My friend encouraged me to speak to my boss. I told him it felt underhanded and a little sabotage-y but he replied that A is not shy about how unhappy he is, the problems he sees with the company as being unfixable, he comes in late daily, and expresses frequently his frustration with stakeholders through passive aggressive comments and eye rolls. The writing is on the wall for those willing to see it. So after lunch, I went to my boss’s office and said that if, and I don’t know anything for sure or have any concrete evidence, but if A would not renew his contract when it expires in July, that I feel the UX Architecture part of our team could be handled by me and a dedicated UI designer. I explained that having a designer would free me up to work with the stakeholders, which is all they really want, and would push Agile into a potential reality. That’s it. He didn’t ask for more information or proof, he nodded, looked intrigued, and left me with… I would describe it as… an optimistic “alright”.
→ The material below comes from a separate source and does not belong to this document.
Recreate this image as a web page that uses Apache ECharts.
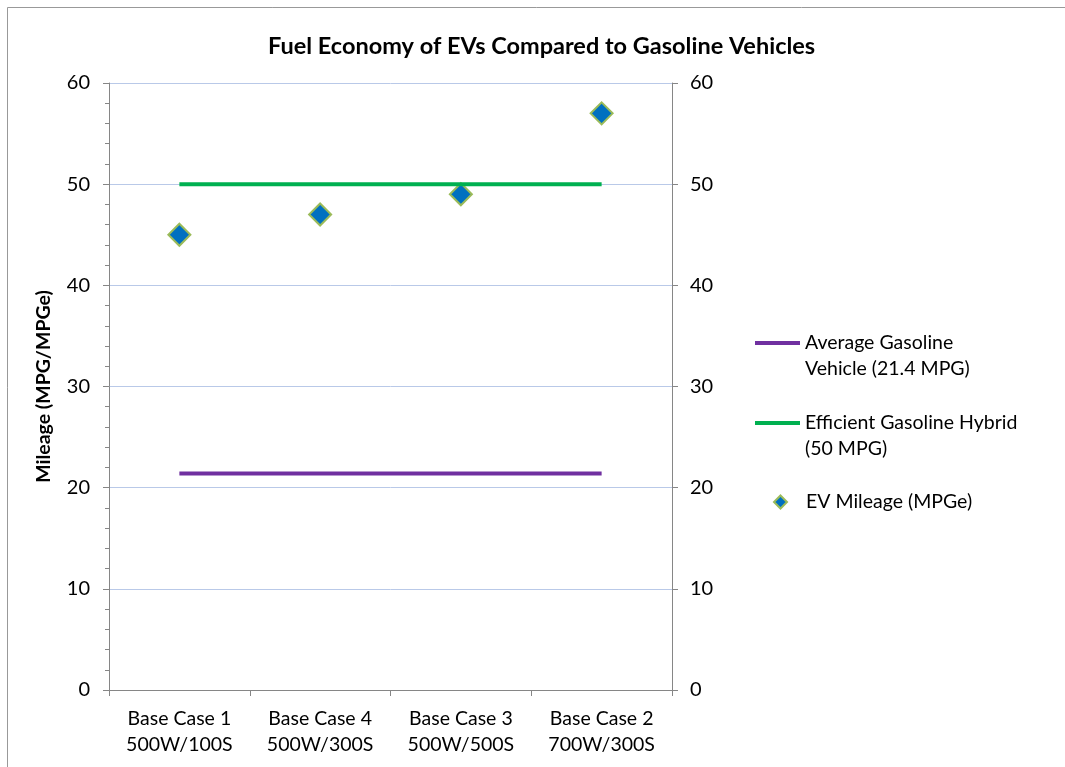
<!DOCTYPE html>
<html>
<head>
<meta charset="utf-8">
<script src="https://cdn.jsdelivr.net/npm/echarts@6/dist/echarts.min.js"></script>
<style>
  html, body { margin: 0; padding: 0; background: #fff; }
  #chart { width: 1065px; height: 767px; }
</style>
</head>
<body>
<div id="chart"></div>
<script>
// 카테고리 (두 줄 라벨)
const categories = ['Base Case 1\n500W/100S', 'Base Case 4\n500W/300S', 'Base Case 3\n500W/500S', 'Base Case 2\n700W/300S'];
// 시리즈 값
const avgGasoline = [21.4, 21.4, 21.4, 21.4];
const hybridGasoline = [50, 50, 50, 50];
const evMileage = [45, 47, 49, 57];
const seriesNames = ['Average Gasoline\nVehicle (21.4 MPG)', 'Efficient Gasoline Hybrid\n(50 MPG)', 'EV Mileage (MPGe)'];

const FONT = 'Lato, "Noto Sans", sans-serif';
const axisGray = '#868686';

const chart = echarts.init(document.getElementById('chart'));

// 두 줄 범례: 빈 줄을 앞에 넣어 아이콘이 첫째 줄에 오도록
const lineLegend = (name, top) => ({
  data: [{ name, icon: 'rect' }],
  orient: 'vertical', left: 755, top, padding: 0,
  itemWidth: 45, itemHeight: 4, itemGap: 0,
  formatter: n => '\n' + n,
  textStyle: { fontFamily: FONT, fontSize: 19.5, color: '#000', lineHeight: 26 }
});

const option = {
  backgroundColor: '#fff',
  animation: false,
  title: {
    text: 'Fuel Economy of EVs Compared to Gasoline Vehicles',
    left: 263, top: 29,
    textStyle: { fontFamily: FONT, fontSize: 23.5, fontWeight: 'bold', color: '#000' }
  },
  legend: [
    lineLegend(seriesNames[0], 304),
    lineLegend(seriesNames[1], 384),
    {
      data: [seriesNames[2]],
      left: 773, top: 489, padding: 0,
      itemWidth: 13, itemHeight: 13,
      textStyle: { fontFamily: FONT, fontSize: 19.5, color: '#000', lineHeight: 26, padding: [0, 0, 0, 14] }
    }
  ],
  graphic: [{
    type: 'rect', silent: true,
    shape: { x: 7.5, y: 7.5, width: 1100, height: 800 },
    style: { fill: 'none', stroke: '#999', lineWidth: 1 }
  }],
  grid: { left: 109, right: 393, top: 83, bottom: 77 },
  xAxis: {
    type: 'category', data: categories, boundaryGap: true,
    axisLine: { lineStyle: { color: axisGray } },
    axisTick: { show: true, length: 6, lineStyle: { color: axisGray } },
    axisLabel: { fontFamily: FONT, fontSize: 19.5, color: '#000', lineHeight: 26, margin: 16, interval: 0 }
  },
  yAxis: [
    {
      type: 'value', min: 0, max: 60, interval: 10,
      name: 'Mileage (MPG/MPGe)', nameLocation: 'middle', nameGap: 55,
      nameTextStyle: { fontFamily: FONT, fontSize: 19.5, fontWeight: 'bold', color: '#000' },
      axisLine: { show: true, lineStyle: { color: axisGray } },
      axisTick: { show: true, length: 6, lineStyle: { color: axisGray } },
      minorTick: { show: true, splitNumber: 5, length: 4, lineStyle: { color: axisGray } },
      axisLabel: { fontFamily: FONT, fontSize: 20, color: '#000', margin: 19 },
      splitLine: { show: true, lineStyle: { color: '#b9c9e8', width: 1 } }
    },
    {
      type: 'value', min: 0, max: 60, interval: 10, position: 'right',
      axisLine: { show: true, lineStyle: { color: axisGray } },
      axisTick: { show: true, length: 6, lineStyle: { color: axisGray } },
      axisLabel: { fontFamily: FONT, fontSize: 20, color: '#000', margin: 18 },
      splitLine: { show: false }
    }
  ],
  series: [
    {
      name: seriesNames[0], type: 'line', data: avgGasoline,
      symbol: 'none', lineStyle: { color: '#7030a0', width: 4 }, itemStyle: { color: '#7030a0' }
    },
    {
      name: seriesNames[1], type: 'line', data: hybridGasoline,
      symbol: 'none', lineStyle: { color: '#00b050', width: 4 }, itemStyle: { color: '#00b050' }
    },
    {
      name: seriesNames[2], type: 'scatter', data: evMileage,
      symbol: 'diamond', symbolSize: 22,
      itemStyle: { color: '#0070c0', borderColor: '#9bbb59', borderWidth: 2, opacity: 1 }
    }
  ]
};

chart.setOption(option);
</script>
</body>
</html>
Was it the right thing to do? Was I throwing my hat into a non-existent ring? Would they take my idea seriously and let me do it myself or would they get a more seasoned Architect in there to co-work? I have no idea. I can say that the company does not excel at stellar financial decision-making and they tend to think spending money is a failsafe against failure. But I know that I have my boss’s support in most anything that I do, and in spite of my own misgivings about the company’s future as a whole, I know that I can do the job and do it well. I will rise to the challenges and forge ahead with the solid and promising stakeholder relationships that I’m building.
I do keep my eye on the job boards, for my contract also expires in July and it would be unwise to presume anything about anything, but it feels better having made what some might consider a “power play” than simply waiting to see what might be around the corner. If nothing else, it has set me apart from my coworker, who only ever seems to be about the complaints where as I want to be part of a solution.